A group of British scientific experts has concluded that when combining its effects on the individual and on society, alcohol far outpaces other substances as the most harmful drug, the Associated Press reported Nov. 1.
The Independent Scientific Committee on Drugs, meeting via an interactive workshop, used multicriteria decision analysis to evaluate drugs' effects on the body and their impacts on society, including effects on families and on costs in areas such as health care and corrections. Heroin, crack cocaine and methamphetamine were ranked in the analysis as the most lethal drugs to the individual, but alcohol, heroin and crack were judged most harmful to others.
The combined harm score for alcohol was the highest, at 72 out of a possible 100, followed by heroin (55) and crack (54).
The authors explained that the rankings, based on 16 criteria, do not correspond to how drugs are currently classified in the United Kingdom. For example, last year the British government increased penalties for possession of marijuana, a drug that ranked far below alcohol and other illegal drugs in the experts’ assessment of overall harm.

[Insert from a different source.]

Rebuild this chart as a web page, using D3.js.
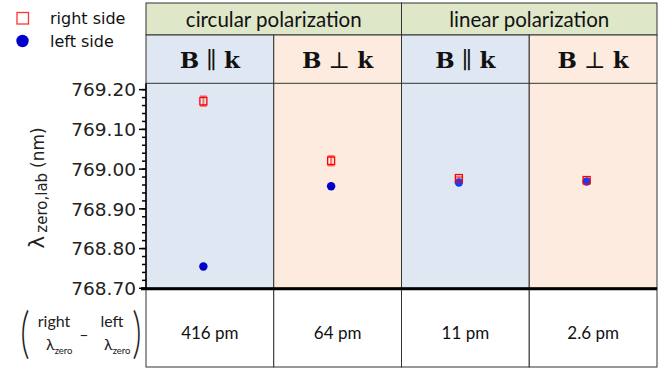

“What governments decide is illegal is not always based on science,” said Wim van den Brink, professor of psychiatry and addiction at the University of Amsterdam.
Yet study co-author Leslie King, an adviser to the European Monitoring Centre for Drugs, urged against interpreting the results as a call for alcohol prohibition. “Alcohol is too embedded in our culture and it won’t go away,” King said.
The findings were published online Nov. 1 in The Lancet.